White, heterosexual men were found to have the fewest friends of anyone in the United States in a 2006 analysis of over two decades worth of data from the University of Arizona.

It’s that lack of closeness, the lack of meaningful relationships in men’s lives, that has been Way’s life work as a developmental psychologist. She calls it a crisis of connection.

Problems in men’s mental health start in their formative years due to a culture and social norms that don’t allow boys to be “human,” she said.

Young boys are “incredibly emotionally articulate, incredibly able to read the emotional world, talk about their feelings and desires, reach out to other boys and have deeply connected friendships.”

It is only as boys grow up and move to adolescence that Way sees that “it becomes almost impossible (to share emotions) because of a culture that we have created … they listen to that horrible masculine voice that says nothing matters.”

Hiding his vulnerability from his peers was something that plagued 22-year-old Canadian student Josh Kozelj for years. Kozelj had depression and anxiety from a young age, something that he constantly tried to hide.

“When I played basketball in high school, I just never wanted to discuss my depression or anxiety,” he said. “There is that stigma in a locker room that you never want to reveal yourself as mentally weak because when it comes to game time, you don’t want to be the guy in the locker room that is sensitive in such a macho arena.”

What the pandemic has revealed

It may have taken the loneliness of the pandemic for men to understand that they can reach out for help, and that there are more effective ways to cope than silence. While staying at home over the past year, Kozelj has had a much better handle of his friendships and his depression than he ever did as a teenager.

Communicating with other male friends virtually has removed some discomfort and allowed him to truly connect with them. “I have actually been able to alleviate depression and anxiety during the pandemic, he said just by asking a friend if they want to play video games. “As we are logging on, I’ll just ask them ‘how is your day going?” he said.

“Just asking small questions like that helps a lot. It’s a good ice breaker to finding out what’s going on in a guy’s life.”

With vaccines being distributed and normality slowly returning, Kozelj said he plans to continue to have deep conversations with his friends now that he can see them in person again.

For Breslin, the Irish musician, the raw emotion that he has seen men express to him over the past year has not only been refreshing; it has also been a powerful coping mechanism for him.

“I felt so disconnected from society for so long, and I’m having conversations with men in Ireland now that I could never have dreamed of having (before the pandemic),” Breslin said. “I’ve never felt more human and more connected to our very core humanity.”

Ways to cope

What can men do now if they are struggling? In addition to reaching out to your medical professional for support, the National Institute for Mental Health recommends a few other ways to tackle negative feelings.

• Exercise regularly. Regular exercise can help people with mild to moderate depression and may be one part of a treatment plan for those with severe depression

• Seek extracurricular activities/hobbies but don’t overcommit. While it’s healthy to take on activities, it’s important to break up large tasks into small ones.
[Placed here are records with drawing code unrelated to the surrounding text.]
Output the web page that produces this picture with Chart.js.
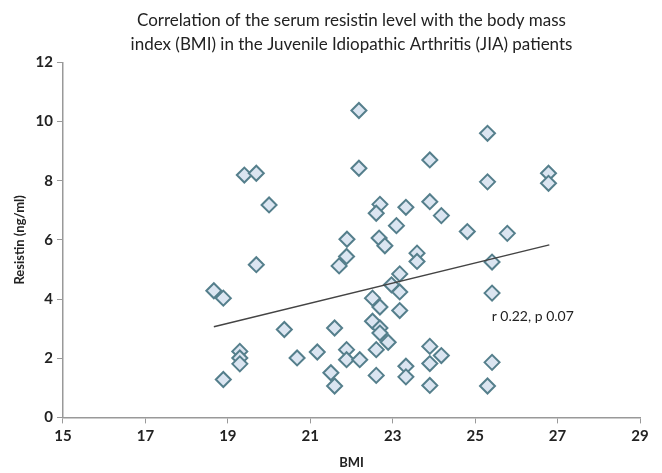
<!DOCTYPE html>
<html>
<head>
<meta charset="utf-8">
<script src="https://cdn.jsdelivr.net/npm/chart.js@4.4.0/dist/chart.umd.min.js"></script>
<style>
  body { margin: 0; background: #fff; }
  #wrap { width: 662px; height: 473px; }
</style>
</head>
<body>
<div id="wrap"><canvas id="chart-bmi-resistin"></canvas></div>
<script>
// values
var bmi = [18.66, 18.89, 18.89, 19.29, 19.29, 19.29, 19.40, 19.69, 19.69, 20.0,
           20.37, 20.68, 21.17, 21.59, 21.50, 21.59, 21.70, 21.88, 21.89, 21.88,
           21.88, 22.2, 22.18, 22.18, 22.69, 22.60, 22.67, 22.81, 23.09, 23.32,
           23.90, 23.90, 24.18, 24.81, 25.30, 25.30, 25.78, 26.78, 26.78, 23.59,
           23.59, 25.41, 23.17, 22.97, 23.17, 22.51, 22.69, 23.17, 25.41, 22.51,
           22.69, 22.69, 22.89, 22.60, 23.90, 24.18, 23.90, 23.32, 23.32, 25.41,
           22.60, 23.90, 25.30];
var resistin = [4.28, 4.03, 1.28, 2.23, 2.01, 1.81, 8.19, 8.25, 5.16, 7.18,
                2.97, 2.01, 2.21, 3.02, 1.51, 1.06, 5.12, 5.44, 6.02, 2.29,
                1.95, 1.95, 10.37, 8.42, 7.20, 6.90, 6.06, 5.80, 6.48, 7.10,
                7.29, 8.70, 6.82, 6.28, 9.60, 7.96, 6.22, 8.25, 7.91, 5.55,
                5.27, 5.25, 4.85, 4.48, 4.24, 4.03, 3.73, 3.61, 4.20, 3.25,
                3.02, 2.85, 2.54, 2.29, 2.40, 2.09, 1.82, 1.73, 1.37, 1.86,
                1.42, 1.08, 1.06];
var trendX = [18.66, 26.8];
var trendY = [3.06, 5.83];
var statsText = 'r 0.22, p 0.07';
var statsAt = [25.4, 3.4];

var points = bmi.map((x, i) => ({ x: x, y: resistin[i] }));
var trend = trendX.map((x, i) => ({ x: x, y: trendY[i] }));

var font = "'Lato', 'Open Sans', sans-serif";

var statsLabel = {
    id: 'statsLabel',
    afterDatasetsDraw(chart) {
        var ctx = chart.ctx;
        var px = chart.scales.x.getPixelForValue(statsAt[0]);
        var py = chart.scales.y.getPixelForValue(statsAt[1]);
        ctx.save();
        ctx.font = '14px ' + font;
        ctx.fillStyle = '#222';
        ctx.textBaseline = 'middle';
        ctx.fillText(statsText, px, py);
        ctx.restore();
    }
};

new Chart(document.getElementById('chart-bmi-resistin').getContext('2d'), {
    type: 'scatter',
    data: {
        datasets: [{
            type: 'line',
            data: trend,
            borderColor: '#444',
            borderWidth: 1.5,
            pointRadius: 0,
            fill: false
        }, {
            data: points,
            pointStyle: 'rectRot',
            pointRadius: 7.5,
            backgroundColor: '#dbe5f1',
            borderColor: '#557f8c',
            borderWidth: 2
        }]
    },
    options: {
        responsive: true,
        maintainAspectRatio: false,
        animation: false,
        layout: { padding: { left: 8, right: 22, top: 8, bottom: 2 } },
        plugins: {
            legend: { display: false },
            tooltip: { enabled: false },
            title: {
                display: true,
                fullSize: false,
                text: ['Correlation of the serum resistin level with the body mass',
                       'index (BMI) in the Juvenile Idiopathic Arthritis (JIA) patients'],
                font: { family: font, size: 17, weight: 'normal', lineHeight: 1.45 },
                color: '#222',
                padding: { top: 0, bottom: 5 }
            }
        },
        scales: {
            x: {
                type: 'linear',
                min: 15,
                max: 29,
                ticks: {
                    stepSize: 2,
                    font: { family: font, size: 15, weight: 'bold' },
                    color: '#222',
                    padding: 4
                },
                grid: { drawOnChartArea: false, drawTicks: true, tickLength: 6, color: '#999' },
                border: { color: '#999', width: 1.5 },
                title: {
                    display: true,
                    text: 'BMI',
                    font: { family: font, size: 13, weight: 'bold' },
                    color: '#222',
                    padding: { top: 6, bottom: 0 }
                }
            },
            y: {
                min: 0,
                max: 12,
                ticks: {
                    stepSize: 2,
                    font: { family: font, size: 15, weight: 'bold' },
                    color: '#222',
                    padding: 4
                },
                grid: { drawOnChartArea: false, drawTicks: true, tickLength: 6, color: '#999' },
                border: { color: '#999', width: 1.5 },
                title: {
                    display: true,
                    text: 'Resistin (ng/ml)',
                    font: { family: font, size: 13, weight: 'bold' },
                    color: '#222',
                    padding: { bottom: 4 }
                }
            }
        }
    },
    plugins: [statsLabel]
});
</script>
</body>
</html>
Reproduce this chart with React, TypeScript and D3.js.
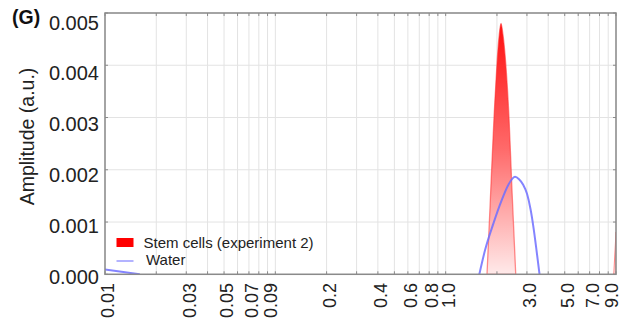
import React from "react";
import * as d3 from "d3";

const W = 623;
const H = 324;

// Log-scale x-axis tick labels
const xTickValues = [0.01, 0.03, 0.05, 0.07, 0.09, 0.2, 0.4, 0.6, 0.8, 1.0, 3.0, 5.0, 7.0, 9.0];
const xTickLabels = ["0.01", "0.03", "0.05", "0.07", "0.09", "0.2", "0.4", "0.6", "0.8", "1.0", "3.0", "5.0", "7.0", "9.0"];

const yTickValues = [0, 0.001, 0.002, 0.003, 0.004, 0.005];
const yTickLabels = ["0.000", "0.001", "0.002", "0.003", "0.004", "0.005"];

// Stem cells (experiment 2) — main peak
const stemPeak: [number, number][] = [
  [1.7486, 0], [1.8209, 0.00128], [1.9222, 0.003], [2.0018, 0.00404], [2.0622, 0.00458],
  [2.113, 0.0048], [2.1709, 0.00458], [2.2516, 0.00404], [2.3543, 0.003], [2.4522, 0.0016],
  [2.578, 0],
];
// Stem cells — rising edge at the right border
const stemEdge: [number, number][] = [[9.7, 0], [10, 0.00081]];

// Water
const water: [number, number | null][] = [
  [0.01, 0.00009], [0.0125, 0.00005], [0.016, 0], [0.5, null],
  [1.576, 0], [1.702, 0.00046], [1.905, 0.00097], [2.133, 0.00142], [2.332, 0.00171],
  [2.554, 0.001865], [2.695, 0.00182], [2.845, 0.00172], [3.003, 0.00154], [3.148, 0.00125],
  [3.28, 0.00089], [3.415, 0.00046], [3.556, 0],
];

const legendLabels = ["Stem cells (experiment 2)", "Water"];

export default function App() {
  const left = 105, right = 616, top = 13, bottom = 274.3;
  const xs = d3.scaleLog().domain([0.01, 10]).range([left, right]);
  const ys = d3.scaleLinear().domain([0, 0.005]).range([bottom, top]);
  const yLabelPos = d3.scaleLinear().domain([0, 0.005]).range([bottom + 2.5, top + 9.5]);

  const area = d3
    .area<[number, number]>()
    .x((d) => xs(d[0]))
    .y0(ys(0))
    .y1((d) => ys(d[1]))
    .curve(d3.curveMonotoneX);

  const line = d3
    .line<[number, number | null]>()
    .defined((d) => d[1] != null)
    .x((d) => xs(d[0]))
    .y((d) => ys(d[1] as number))
    .curve(d3.curveMonotoneX);

  const gridX = xs.ticks();
  const font = "'Liberation Sans', Arial, sans-serif";

  return (
    <>
      <style>{"body{margin:0}"}</style>
      <svg width={W} height={H} style={{ display: "block", background: "#fff" }} fontFamily={font}>
        <defs>
          <linearGradient id="redGrad" gradientUnits="userSpaceOnUse" x1="0" x2="0" y1={ys(0.0048)} y2={ys(0)}>
            <stop offset="0" stopColor="#ff0f0f" />
            <stop offset="0.5" stopColor="#ff6a6a" />
            <stop offset="1" stopColor="#ffeaea" />
          </linearGradient>
          <clipPath id="plotClip">
            <rect x={left} y={top} width={right - left} height={bottom - top} />
          </clipPath>
        </defs>

        {/* grid */}
        {gridX.map((t, i) => (
          <line key={"gx" + i} x1={xs(t)} x2={xs(t)} y1={top} y2={bottom} stroke="#e3e3e3" strokeWidth={1} />
        ))}
        {yTickValues.map((t, i) => (
          <line key={"gy" + i} x1={left} x2={right} y1={ys(t)} y2={ys(t)} stroke="#e3e3e3" strokeWidth={1} />
        ))}

        {/* data */}
        <g clipPath="url(#plotClip)">
          <path d={area(stemPeak) || ""} fill="url(#redGrad)" stroke="rgba(255,50,50,0.55)" strokeWidth={1.3} />
          <path d={area(stemEdge) || ""} fill="url(#redGrad)" stroke="rgba(255,50,50,0.55)" strokeWidth={1} />
          <path d={line(water) || ""} fill="none" stroke="#6f6fff" strokeOpacity={0.85} strokeWidth={2} />
        </g>

        {/* frame */}
        <rect x={left} y={top} width={right - left} height={bottom - top} fill="none" stroke="#8a8a8a" strokeWidth={1.5} />
        {gridX.map((t, i) => (
          <g key={"tk" + i}>
            <line x1={xs(t)} x2={xs(t)} y1={bottom} y2={bottom - 3} stroke="#8a8a8a" strokeWidth={1} />
            <line x1={xs(t)} x2={xs(t)} y1={top} y2={top + 3} stroke="#8a8a8a" strokeWidth={1} />
          </g>
        ))}
        {yTickValues.map((t, i) => (
          <g key={"ty" + i}>
            <line x1={left} x2={left + 3} y1={ys(t)} y2={ys(t)} stroke="#8a8a8a" strokeWidth={1} />
            <line x1={right} x2={right - 3} y1={ys(t)} y2={ys(t)} stroke="#8a8a8a" strokeWidth={1} />
          </g>
        ))}

        {/* y tick labels */}
        {yTickValues.map((t, i) => (
          <text key={"yl" + i} x={99} y={yLabelPos(t)} dy="0.35em" textAnchor="end" fontSize={20} fill="#222">
            {yTickLabels[i]}
          </text>
        ))}

        {/* x tick labels */}
        {xTickValues.map((t, i) => (
          <text
            key={"xl" + i}
            transform={`translate(${xs(t) + 3},283) rotate(-90)`}
            dy="0.35em"
            textAnchor="end"
            fontSize={18}
            fill="#222"
          >
            {xTickLabels[i]}
          </text>
        ))}

        {/* y axis title */}
        <text transform={`translate(27,${(68 + 205) / 2}) rotate(-90)`} dy="0.35em" textAnchor="middle" fontSize={19.5} fill="#222">
          Amplitude (a.u.)
        </text>

        {/* panel label */}
        <text x={12} y={24} fontSize={19.5} fontWeight="bold" fill="#111">
          (G)
        </text>

        {/* legend */}
        <rect x={116.5} y={238} width={17} height={9} fill="#ff0000" />
        <text x={143.5} y={242.5} dy="0.35em" fontSize={15} fill="#222">
          {legendLabels[0]}
        </text>
        <line x1={116.5} x2={133.5} y1={261} y2={261} stroke="#9a9aff" strokeWidth={1.5} />
        <text x={146} y={259.5} dy="0.35em" fontSize={15} fill="#222">
          {legendLabels[1]}
        </text>
      </svg>
    </>
  );
}
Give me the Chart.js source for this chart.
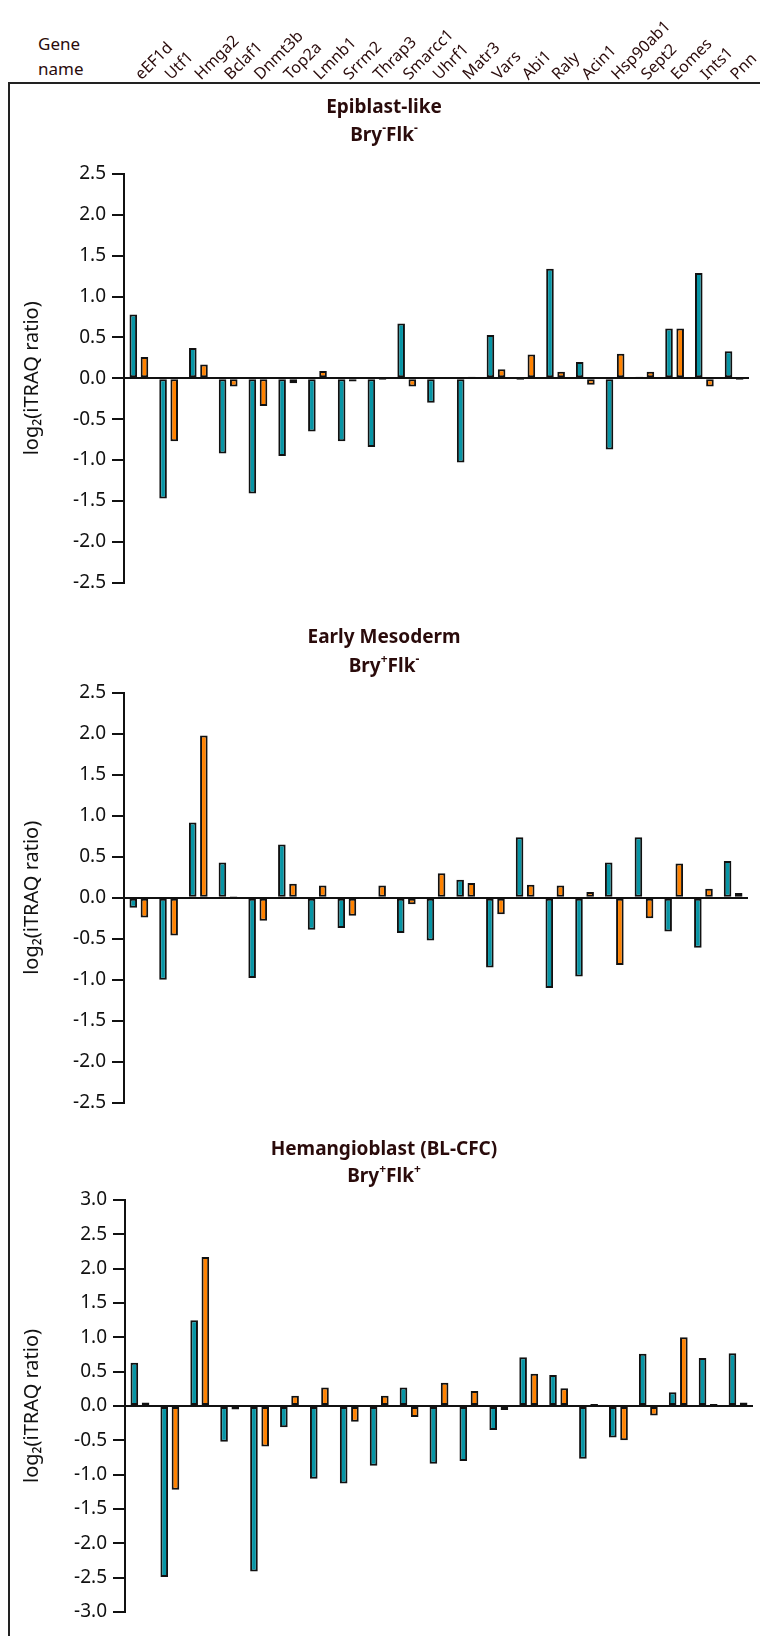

Don’t try to do too many things at once.

• Build a strong daily routine. Break your day into segments. For example, getting up and going to bed at the same time each day is an effective way to regulate sleep and improve your mental health.

How to get help if you are having suicidal thoughts: In the US, call the National Suicide Prevention Lifeline at 1-800-273-8255. The International Association for Suicide Prevention and Befrienders Worldwide also provide contact information for crisis centers around the world.